As pessoas odeiam quando criamos um valor financeiro para a biodiversidade, mas precisamos fazer isso
Obdulio Menghi, chefe da Fundación Biodiversidad e ex-coordenador científico na Convenção sobre o Comércio Internacional das Espécies da Flora e Fauna Selvagens Ameaçadas de Extinção (CITES)
Essa crise é muito grave. As pessoas vêm tratando o seu único lar de uma forma ridícula e que cria perplexidade junto àqueles que lutam para melhorar as coisas. Alguns países da América Latina e do Caribe abrigam a maior “megadiversidade” do mundo. A perda e a degradação do nosso legado natural e cultural nos afetam profundamente. A falha no cumprimento dos compromissos (de proteger a biodiversidade) é inexplicável e traz consequências para todo o planeta.
Existem medidas que conseguiram prevenir a extinção de algumas espécies de aves e mamíferos até agora, mas algumas espécies ameaçadas serão de fato extintas em 2020.
O papel da China não é muito diferente do de outros países que fazem parte da CDB. Todos são responsáveis pela divulgação das metas de biodiversidade para a população geral, bem como do plano estratégico da CDB, do Acordo de Paris, políticas públicas e materiais desenvolvidos durante a Convenção.
Há muito pouco conhecimento sobre a CDB e o Acordo de Paris e seus conteúdos, e isso acaba prejudicando a eficiência deles e até a cobrança de conformidade. Por isso, é absolutamente necessário fortalecer a comunicação interna da CDB e divulgar mais o Acordo de Paris.
Xie Yan, pesquisador assistente do Instituto de Zoologia da Academia Chinesa de Ciências
A avaliação do IPBES revelou o caráter urgente da nossa crise ecológica global e o enorme impacto que a degradação da natureza causa no bem-estar humano. São necessárias mudanças revolucionárias para prevenir uma degradação ecológica ainda maior.

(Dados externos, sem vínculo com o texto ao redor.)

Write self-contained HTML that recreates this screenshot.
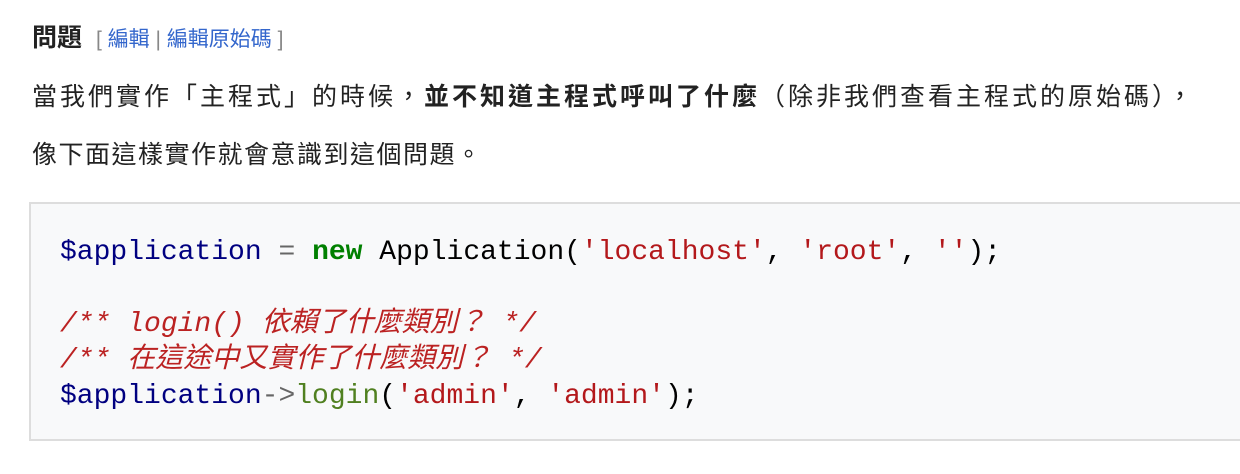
<!DOCTYPE html>
<html><head><meta charset="utf-8"><style>
body{margin:0;width:1240px;height:474px;background:#fff;overflow:hidden;font-family:"Liberation Sans","Noto Sans CJK TC",sans-serif;color:#222;}
.h{position:absolute;left:32px;top:22px;font-size:25px;font-weight:bold;line-height:32px;letter-spacing:0px}
.e{font-weight:normal;font-size:21px;color:#888;margin-left:14px}
.e a{color:#3366cc;text-decoration:none}
.p{position:absolute;left:32px;font-size:25px;letter-spacing:2px;line-height:32px;white-space:nowrap}
.box{position:absolute;left:29px;top:202px;width:1230px;height:239px;background:#f8f9fa;border:2px solid #ddd;box-sizing:border-box}
pre{position:absolute;left:60px;top:235px;margin:0;font-family:"Liberation Mono","Noto Sans CJK TC",monospace;font-size:28px;line-height:36px;color:#000}
.v{color:#000080}.k{color:#008000;font-weight:bold}.s{color:#b3181b}.c{color:#bb2222;font-style:italic}.f{color:#508020}.o{color:#666}
</style></head><body>
<div class="h">問題<span class="e">[ <a>編輯</a> | <a>編輯原始碼</a> ]</span></div>
<div class="p" style="top:81px;letter-spacing:3px">當我們實作「主程式」的時候，<b>並不知道主程式呼叫了什麼</b>（除非我們查看主程式的原始碼），</div>
<div class="p" style="top:139px;letter-spacing:1.5px">像下面這樣實作就會意識到這個問題。</div>
<div class="box"></div>
<pre><span class="v">$application</span> <span class="o">=</span> <span class="k">new</span> Application(<span class="s">'localhost'</span>, <span class="s">'root'</span>, <span class="s">''</span>);

<span class="c">/** login() 依賴了什麼類別？ */</span>
<span class="c">/** 在這途中又實作了什麼類別？ */</span>
<span class="v">$application</span><span class="o">-&gt;</span><span class="f">login</span>(<span class="s">'admin'</span>, <span class="s">'admin'</span>);</pre>
</body></html>
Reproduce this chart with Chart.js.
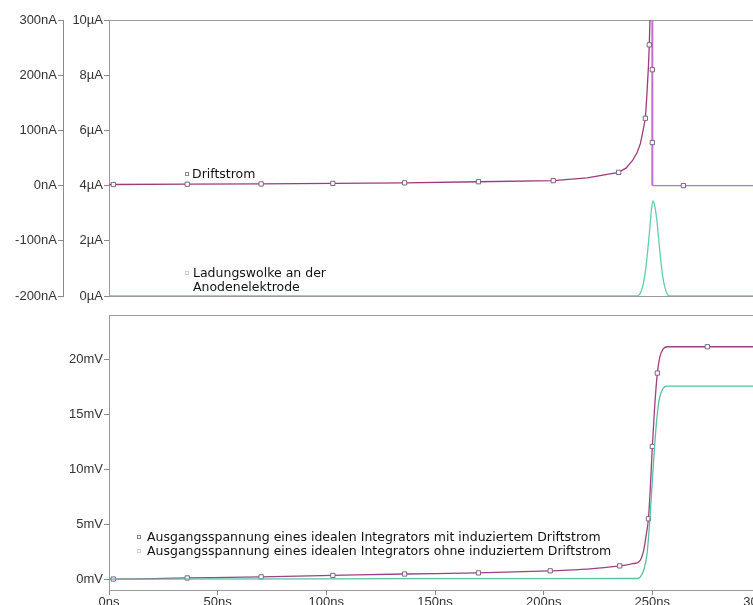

Acredito que a maioria dos países não reconhece a importância da biodiversidade para a sobrevivência de longo prazo das suas populações. A CDB sempre ressalta as obrigações internacionais das nações, mas, se quisermos criar vontade política, precisamos conscientizar os líderes nacionais a respeito da importância de conservar a biodiversidade e o papel dela para a segurança ecológica de cada ser humano.
A China faz avanços significativos nessa direção desde 2017, tanto no desenvolvimento de um sistema de reservas naturais, como na proteção de espécies ameaçadas. O país criou o Ministério de Recursos Naturais, reuniu diferentes tipos de reservas naturais sob um sistema único, delimitou linhas vermelhas de proteção ambiental, endureceu a fiscalização das reservas naturais e acumulou experiências muito positivas na conservação da biodiversidade.
Seria interessante para a China usar essas conquistas para impulsionar a vontade política em outros países, principalmente através da Parceria de Desenvolvimento Verde “Cinturão e Rota”, além de compartilhar os seus sucessos na conferência da CDB em 2020.